### Task to complete
Exclude the pictures, then repeat the remaining data exactly.

### Data extract
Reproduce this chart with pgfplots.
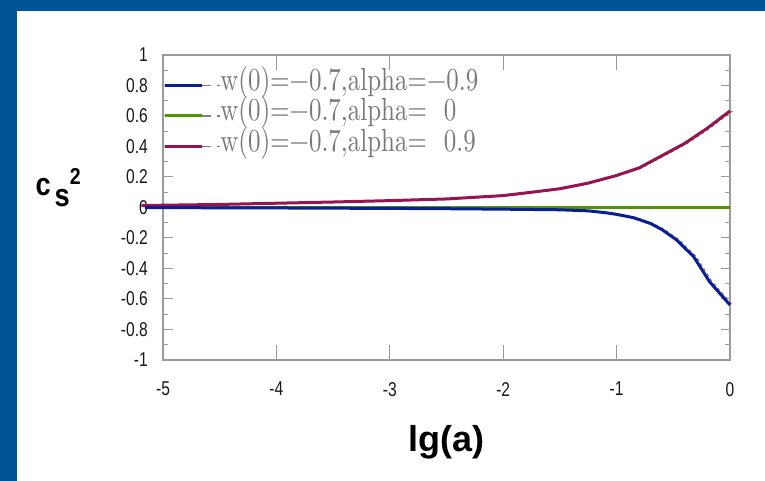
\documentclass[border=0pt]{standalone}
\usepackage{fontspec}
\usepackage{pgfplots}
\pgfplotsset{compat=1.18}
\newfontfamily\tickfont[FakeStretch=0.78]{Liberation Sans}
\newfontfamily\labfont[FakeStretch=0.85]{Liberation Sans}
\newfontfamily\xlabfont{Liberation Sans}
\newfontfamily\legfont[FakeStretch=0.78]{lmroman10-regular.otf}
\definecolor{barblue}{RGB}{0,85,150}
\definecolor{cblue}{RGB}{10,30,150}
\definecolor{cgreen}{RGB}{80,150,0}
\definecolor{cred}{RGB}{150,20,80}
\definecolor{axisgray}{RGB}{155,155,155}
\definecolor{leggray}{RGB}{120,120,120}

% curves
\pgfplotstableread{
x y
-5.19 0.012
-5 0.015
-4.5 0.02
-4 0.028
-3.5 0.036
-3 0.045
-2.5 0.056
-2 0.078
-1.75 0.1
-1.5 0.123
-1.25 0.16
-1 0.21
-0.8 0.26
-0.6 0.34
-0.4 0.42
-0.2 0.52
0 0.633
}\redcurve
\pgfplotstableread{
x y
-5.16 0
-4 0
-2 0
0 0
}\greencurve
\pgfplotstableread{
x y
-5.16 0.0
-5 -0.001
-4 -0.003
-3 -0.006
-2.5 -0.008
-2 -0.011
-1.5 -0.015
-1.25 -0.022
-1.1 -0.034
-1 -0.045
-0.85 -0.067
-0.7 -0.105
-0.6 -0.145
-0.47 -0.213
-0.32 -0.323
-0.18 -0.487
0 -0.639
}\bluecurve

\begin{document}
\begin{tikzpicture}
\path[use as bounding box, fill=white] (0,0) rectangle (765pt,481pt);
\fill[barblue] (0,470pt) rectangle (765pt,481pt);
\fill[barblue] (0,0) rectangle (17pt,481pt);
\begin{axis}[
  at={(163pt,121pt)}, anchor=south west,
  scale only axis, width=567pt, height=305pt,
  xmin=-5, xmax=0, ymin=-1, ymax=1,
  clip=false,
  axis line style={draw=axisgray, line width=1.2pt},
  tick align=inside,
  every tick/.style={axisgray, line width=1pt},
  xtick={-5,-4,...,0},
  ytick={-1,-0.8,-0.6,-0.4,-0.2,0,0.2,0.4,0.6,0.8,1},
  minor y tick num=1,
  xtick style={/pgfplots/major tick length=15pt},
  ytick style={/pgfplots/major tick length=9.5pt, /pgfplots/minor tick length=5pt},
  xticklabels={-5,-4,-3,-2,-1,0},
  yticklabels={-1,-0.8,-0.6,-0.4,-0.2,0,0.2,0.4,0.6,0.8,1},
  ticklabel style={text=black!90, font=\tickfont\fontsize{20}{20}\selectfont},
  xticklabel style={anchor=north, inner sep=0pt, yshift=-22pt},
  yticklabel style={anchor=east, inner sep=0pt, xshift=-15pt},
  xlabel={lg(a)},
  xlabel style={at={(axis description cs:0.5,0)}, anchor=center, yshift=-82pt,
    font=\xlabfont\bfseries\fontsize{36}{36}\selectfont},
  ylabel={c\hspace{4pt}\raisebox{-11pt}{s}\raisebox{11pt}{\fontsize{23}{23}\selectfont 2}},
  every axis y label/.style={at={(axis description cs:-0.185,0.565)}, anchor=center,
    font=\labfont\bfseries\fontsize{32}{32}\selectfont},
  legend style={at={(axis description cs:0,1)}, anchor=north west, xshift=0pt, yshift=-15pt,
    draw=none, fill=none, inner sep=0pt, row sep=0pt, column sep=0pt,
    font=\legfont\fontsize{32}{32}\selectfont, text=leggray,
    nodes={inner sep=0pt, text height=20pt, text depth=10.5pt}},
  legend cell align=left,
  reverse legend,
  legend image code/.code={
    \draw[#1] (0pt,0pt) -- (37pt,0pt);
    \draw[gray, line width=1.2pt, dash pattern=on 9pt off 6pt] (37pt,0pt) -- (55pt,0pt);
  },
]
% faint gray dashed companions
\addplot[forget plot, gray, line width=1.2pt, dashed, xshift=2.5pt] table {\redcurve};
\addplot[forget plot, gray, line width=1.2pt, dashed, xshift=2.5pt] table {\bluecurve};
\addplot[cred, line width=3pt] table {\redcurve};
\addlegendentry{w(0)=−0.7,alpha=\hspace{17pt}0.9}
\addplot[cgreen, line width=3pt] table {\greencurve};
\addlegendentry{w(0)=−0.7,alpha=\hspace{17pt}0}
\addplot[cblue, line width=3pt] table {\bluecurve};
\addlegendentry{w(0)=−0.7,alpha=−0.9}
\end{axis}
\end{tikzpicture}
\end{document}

### Solution
Reproduce this chart with pgfplots.
\documentclass[border=0pt]{standalone}
\usepackage{fontspec}
\usepackage{pgfplots}
\pgfplotsset{compat=1.18}
\newfontfamily\tickfont[FakeStretch=0.78]{Liberation Sans}
\newfontfamily\labfont[FakeStretch=0.85]{Liberation Sans}
\newfontfamily\xlabfont{Liberation Sans}
\newfontfamily\legfont[FakeStretch=0.78]{lmroman10-regular.otf}
\definecolor{barblue}{RGB}{0,85,150}
\definecolor{cblue}{RGB}{10,30,150}
\definecolor{cgreen}{RGB}{80,150,0}
\definecolor{cred}{RGB}{150,20,80}
\definecolor{axisgray}{RGB}{155,155,155}
\definecolor{leggray}{RGB}{120,120,120}

% curves
\pgfplotstableread{
x y
-5.19 0.012
-5 0.015
-4.5 0.02
-4 0.028
-3.5 0.036
-3 0.045
-2.5 0.056
-2 0.078
-1.75 0.1
-1.5 0.123
-1.25 0.16
-1 0.21
-0.8 0.26
-0.6 0.34
-0.4 0.42
-0.2 0.52
0 0.633
}\redcurve
\pgfplotstableread{
x y
-5.16 0
-4 0
-2 0
0 0
}\greencurve
\pgfplotstableread{
x y
-5.16 0.0
-5 -0.001
-4 -0.003
-3 -0.006
-2.5 -0.008
-2 -0.011
-1.5 -0.015
-1.25 -0.022
-1.1 -0.034
-1 -0.045
-0.85 -0.067
-0.7 -0.105
-0.6 -0.145
-0.47 -0.213
-0.32 -0.323
-0.18 -0.487
0 -0.639
}\bluecurve

\begin{document}
\begin{tikzpicture}
\path[use as bounding box, fill=white] (0,0) rectangle (765pt,481pt);
\fill[barblue] (0,470pt) rectangle (765pt,481pt);
\fill[barblue] (0,0) rectangle (17pt,481pt);
\begin{axis}[
  at={(163pt,121pt)}, anchor=south west,
  scale only axis, width=567pt, height=305pt,
  xmin=-5, xmax=0, ymin=-1, ymax=1,
  clip=false,
  axis line style={draw=axisgray, line width=1.2pt},
  tick align=inside,
  every tick/.style={axisgray, line width=1pt},
  xtick={-5,-4,...,0},
  ytick={-1,-0.8,-0.6,-0.4,-0.2,0,0.2,0.4,0.6,0.8,1},
  minor y tick num=1,
  xtick style={/pgfplots/major tick length=15pt},
  ytick style={/pgfplots/major tick length=9.5pt, /pgfplots/minor tick length=5pt},
  xticklabels={-5,-4,-3,-2,-1,0},
  yticklabels={-1,-0.8,-0.6,-0.4,-0.2,0,0.2,0.4,0.6,0.8,1},
  ticklabel style={text=black!90, font=\tickfont\fontsize{20}{20}\selectfont},
  xticklabel style={anchor=north, inner sep=0pt, yshift=-22pt},
  yticklabel style={anchor=east, inner sep=0pt, xshift=-15pt},
  xlabel={lg(a)},
  xlabel style={at={(axis description cs:0.5,0)}, anchor=center, yshift=-82pt,
    font=\xlabfont\bfseries\fontsize{36}{36}\selectfont},
  ylabel={c\hspace{4pt}\raisebox{-11pt}{s}\raisebox{11pt}{\fontsize{23}{23}\selectfont 2}},
  every axis y label/.style={at={(axis description cs:-0.185,0.565)}, anchor=center,
    font=\labfont\bfseries\fontsize{32}{32}\selectfont},
  legend style={at={(axis description cs:0,1)}, anchor=north west, xshift=0pt, yshift=-15pt,
    draw=none, fill=none, inner sep=0pt, row sep=0pt, column sep=0pt,
    font=\legfont\fontsize{32}{32}\selectfont, text=leggray,
    nodes={inner sep=0pt, text height=20pt, text depth=10.5pt}},
  legend cell align=left,
  reverse legend,
  legend image code/.code={
    \draw[#1] (0pt,0pt) -- (37pt,0pt);
    \draw[gray, line width=1.2pt, dash pattern=on 9pt off 6pt] (37pt,0pt) -- (55pt,0pt);
  },
]
% faint gray dashed companions
\addplot[forget plot, gray, line width=1.2pt, dashed, xshift=2.5pt] table {\redcurve};
\addplot[forget plot, gray, line width=1.2pt, dashed, xshift=2.5pt] table {\bluecurve};
\addplot[cred, line width=3pt] table {\redcurve};
\addlegendentry{w(0)=−0.7,alpha=\hspace{17pt}0.9}
\addplot[cgreen, line width=3pt] table {\greencurve};
\addlegendentry{w(0)=−0.7,alpha=\hspace{17pt}0}
\addplot[cblue, line width=3pt] table {\bluecurve};
\addlegendentry{w(0)=−0.7,alpha=−0.9}
\end{axis}
\end{tikzpicture}
\end{document}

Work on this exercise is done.